>> START Given data

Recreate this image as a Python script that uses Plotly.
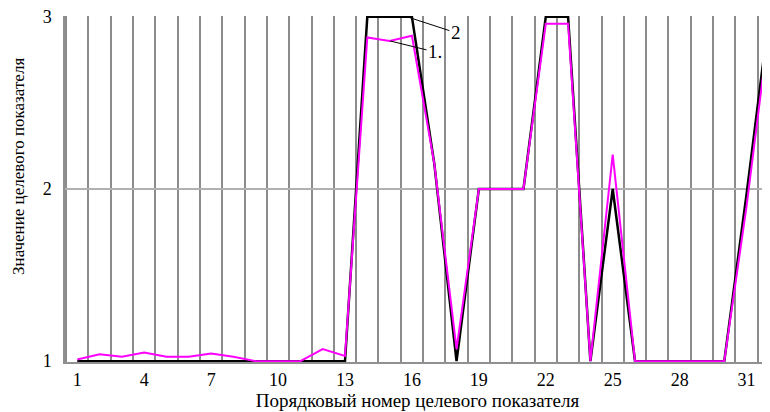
import plotly.graph_objects as go

x_num = list(range(1, 33))
series_1 = [1.01, 1.04, 1.025, 1.05, 1.025, 1.025, 1.045, 1.025, 1.0, 1.0, 1.0, 1.07, 1.03,
            2.88, 2.86, 2.89, 2.15, 1.07, 2.0, 2.0, 2.0, 2.96, 2.96, 1.0, 2.2,
            1.0, 1.0, 1.0, 1.0, 1.0, 1.9, 2.93]
series_2 = [1, 1, 1, 1, 1, 1, 1, 1, 1, 1, 1, 1, 1,
            3, 3, 3, 2.15, 1, 2, 2, 2, 3, 3, 1, 2,
            1, 1, 1, 1, 1, 1.97, 3]
x_ticks = [1, 4, 7, 10, 13, 16, 19, 22, 25, 28, 31]
y_ticks = [1, 2, 3]

FONT = "'Liberation Serif', 'Times New Roman', Times, serif"

fig = go.Figure()
fig.add_trace(go.Scatter(x=x_num, y=series_2, mode="lines", name="2",
                         line=dict(color="#000000", width=2.5)))
fig.add_trace(go.Scatter(x=x_num, y=series_1, mode="lines", name="1",
                         line=dict(color="#ff00ff", width=2)))

fig.add_shape(type="line", xref="paper", x0=0, x1=1, yref="y", y0=2, y1=2,
              line=dict(color="#000000", width=1), layer="below")

# page body has an 8px default margin; figure size/margins compensate for it
fig.update_layout(
    width=762, height=404,
    margin=dict(l=57, r=0, t=8, b=50),
    paper_bgcolor="white", plot_bgcolor="white",
    showlegend=False,
    font=dict(family=FONT, size=17, color="#000000"),
    xaxis=dict(
        range=[0.45, 32.05], tickvals=x_ticks, showgrid=False,
        showline=True, linecolor="#909090", linewidth=1.5,
        ticks="", ticklabelstandoff=1, zeroline=False,
        ticklabeloverflow="allow",
        tickfont=dict(family=FONT, size=18),
        minor=dict(tick0=0.5, dtick=1, showgrid=True, gridcolor="#8c8c8c", gridwidth=1.5),
        title=dict(text="Порядковый номер целевого показателя", font=dict(family=FONT, size=19), standoff=2),
    ),
    yaxis=dict(
        range=[0.995, 3.005], tickvals=y_ticks, showgrid=True,
        gridcolor="#b0b0b0", gridwidth=1.5,
        showline=True, linecolor="#909090", linewidth=1.5,
        ticks="", ticklabelstandoff=8, zeroline=False,
        ticklabeloverflow="allow",
        tickfont=dict(family=FONT, size=18),
    ),
    annotations=[
        dict(text="Значение целевого показателя", textangle=-90, xref="paper", yref="paper",
             x=-0.066, y=0.565, xanchor="center", yanchor="middle",
             showarrow=False, font=dict(family=FONT, size=17)),
        dict(text="2", x=15.91, y=2.995, xref="x", yref="y", ax=46, ay=15,
             showarrow=True, arrowhead=0, arrowwidth=1, arrowcolor="#000000",
             font=dict(family=FONT, size=19)),
        dict(text="1.", x=15.02, y=2.86, xref="x", yref="y", ax=45, ay=11,
             showarrow=True, arrowhead=0, arrowwidth=1, arrowcolor="#000000",
             font=dict(family=FONT, size=19)),
    ],
)

fig.write_html("out.html")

>> END Given data

▶ Given task: Take the listing above and restate it word for word, without its pictures.

▶ Solution to this exercise:
Recreate this image as a Python script that uses Plotly.
import plotly.graph_objects as go

x_num = list(range(1, 33))
series_1 = [1.01, 1.04, 1.025, 1.05, 1.025, 1.025, 1.045, 1.025, 1.0, 1.0, 1.0, 1.07, 1.03,
            2.88, 2.86, 2.89, 2.15, 1.07, 2.0, 2.0, 2.0, 2.96, 2.96, 1.0, 2.2,
            1.0, 1.0, 1.0, 1.0, 1.0, 1.9, 2.93]
series_2 = [1, 1, 1, 1, 1, 1, 1, 1, 1, 1, 1, 1, 1,
            3, 3, 3, 2.15, 1, 2, 2, 2, 3, 3, 1, 2,
            1, 1, 1, 1, 1, 1.97, 3]
x_ticks = [1, 4, 7, 10, 13, 16, 19, 22, 25, 28, 31]
y_ticks = [1, 2, 3]

FONT = "'Liberation Serif', 'Times New Roman', Times, serif"

fig = go.Figure()
fig.add_trace(go.Scatter(x=x_num, y=series_2, mode="lines", name="2",
                         line=dict(color="#000000", width=2.5)))
fig.add_trace(go.Scatter(x=x_num, y=series_1, mode="lines", name="1",
                         line=dict(color="#ff00ff", width=2)))

fig.add_shape(type="line", xref="paper", x0=0, x1=1, yref="y", y0=2, y1=2,
              line=dict(color="#000000", width=1), layer="below")

# page body has an 8px default margin; figure size/margins compensate for it
fig.update_layout(
    width=762, height=404,
    margin=dict(l=57, r=0, t=8, b=50),
    paper_bgcolor="white", plot_bgcolor="white",
    showlegend=False,
    font=dict(family=FONT, size=17, color="#000000"),
    xaxis=dict(
        range=[0.45, 32.05], tickvals=x_ticks, showgrid=False,
        showline=True, linecolor="#909090", linewidth=1.5,
        ticks="", ticklabelstandoff=1, zeroline=False,
        ticklabeloverflow="allow",
        tickfont=dict(family=FONT, size=18),
        minor=dict(tick0=0.5, dtick=1, showgrid=True, gridcolor="#8c8c8c", gridwidth=1.5),
        title=dict(text="Порядковый номер целевого показателя", font=dict(family=FONT, size=19), standoff=2),
    ),
    yaxis=dict(
        range=[0.995, 3.005], tickvals=y_ticks, showgrid=True,
        gridcolor="#b0b0b0", gridwidth=1.5,
        showline=True, linecolor="#909090", linewidth=1.5,
        ticks="", ticklabelstandoff=8, zeroline=False,
        ticklabeloverflow="allow",
        tickfont=dict(family=FONT, size=18),
    ),
    annotations=[
        dict(text="Значение целевого показателя", textangle=-90, xref="paper", yref="paper",
             x=-0.066, y=0.565, xanchor="center", yanchor="middle",
             showarrow=False, font=dict(family=FONT, size=17)),
        dict(text="2", x=15.91, y=2.995, xref="x", yref="y", ax=46, ay=15,
             showarrow=True, arrowhead=0, arrowwidth=1, arrowcolor="#000000",
             font=dict(family=FONT, size=19)),
        dict(text="1.", x=15.02, y=2.86, xref="x", yref="y", ax=45, ay=11,
             showarrow=True, arrowhead=0, arrowwidth=1, arrowcolor="#000000",
             font=dict(family=FONT, size=19)),
    ],
)

fig.write_html("out.html")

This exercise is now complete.